Air Dry Laundry. Nothing says summer like clothes on the line. Of course, this tip is easier to do if you live in a dry climate. But by doing so you will not only will you reduce your electricity bill by not running the dryer as much, but you’ll also avoid having the dryer heat up your house during warmer months. When you do run the dryer, run it at night when rates are lower and the outside temperature is cooler. And why do I even speak of laundry? Refer to #2 and #3.

And #10? #10 is all about you. It is all about today. What are you going to do today to paint your current pregnancy or new parenthood green?


Bigger does not always mean better. Progress does not always mean forgetting our roots in order to forge a new future. Blogger, photojournalist, and hobby farmer Andrew Odom has spent much of the last few years rediscovering the lost art of living, growing, and being truly happy. Visit him online, find him on Facebook, or follow him on Twitter.


  1. Molly Margosian /

    As a mommy of two, I feel that I have some knowledge and experience in the “do’s and don’ts” of child rearing. After reading this blog, I tend to agree with the 86 the Nursery – because it’s true, Mommy and Daddy aren’t sleeping for a while. We found that it was important for our first one to have his own space after the first month or so. It taught him independence and less co-dependence on us. Then (just 11 months later) when the 2nd baby was born, that was a whole new ball game!

    • So what did you do after the first month when the baby found his own space? Did y’all build a nursery? Add a pack ‘n play? Get a bassinet?

  2. Nancy /

    Good stuff, Drew! Of course, I’m a champion for breastfeeding, so anything that adds to the argument of why one should breastfeed is awesome.
    I’m glad you mentioned the use of non-toxic cleaning products. I was very particular about how I cleaned during my pregnancies and find it just as important not to litter my house with toxic fumes now that I have precious lungs to look after.
    And…YAY for water! I have a particular disdain for juice. My kids get all the fruit juice they need from the fruit they eat. I do allow them to have it when we are in a situation where it is readily available to them (e.g. play-date, birthday party), but it is still limited. I do not buy it for them, either.
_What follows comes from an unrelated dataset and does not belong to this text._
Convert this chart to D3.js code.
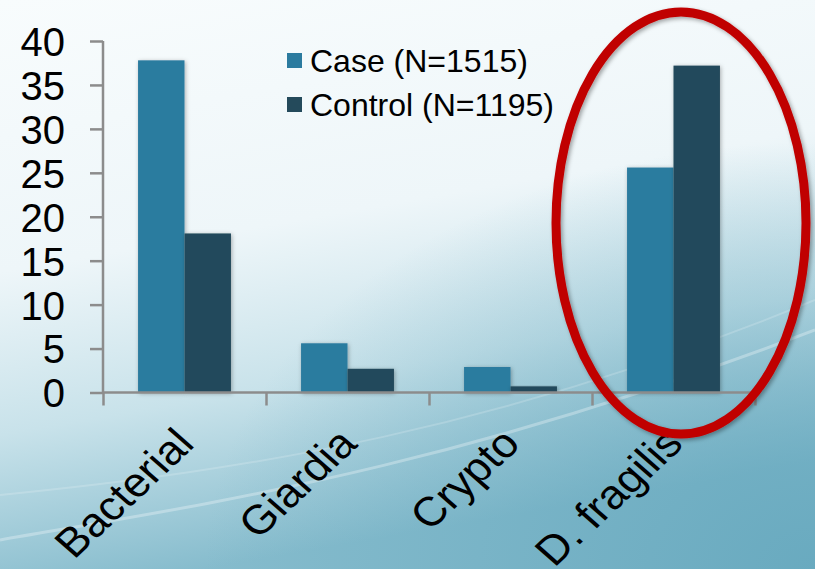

    • Thank you for reading Nancy and being an advocate for breastfeeding. We think it is such an important part of a young life!

  3. You know what this post does? It makes me want to go have a baby so I can raise a child in a green way. (No worries, though. At the moment, I’ll do anything I can to avoid having a child for awhile.) I’m incredibly excited that there are so many easy, earth-friendly options for babies. At this point, I can’t imagining wanting to offer my child soft drinks, sugar-loaded fruit juices, or tons of processed food – especially so early in life! Thank you for reminding us.

    • You are so welcome Laura. And I am sure that when you have a baby you’ll come up with even more ways to raise a sustainable and earth-friendly ‘lil guy! (or gal)

  4. Emily /

    Still on the fence about cloth diapers, but I would never feed my baby formula. Baby food definitely creates a lot of waste and expense. I know many moms who would literally blend up veggies, dinner, anything that could be turned to mush. I hope I’ll have the time to take that one, when I have kids.

    • Yeah, well, cloth diapers take discipline. HAHAHAHA. We are going with gDiapers which are a lovely hybrid of cloth and disposable depending on the circumstances you find yourself in. You should check them out!

  5. What a great post. I wish I would have had your insights to have read while I was pregnant.

    • Thank you so much Jennifer. I am sure I missed quite a bit of insight. But hey, it’s never too late to switch your kids now teaching them more sustainable ways of life. I challenge you!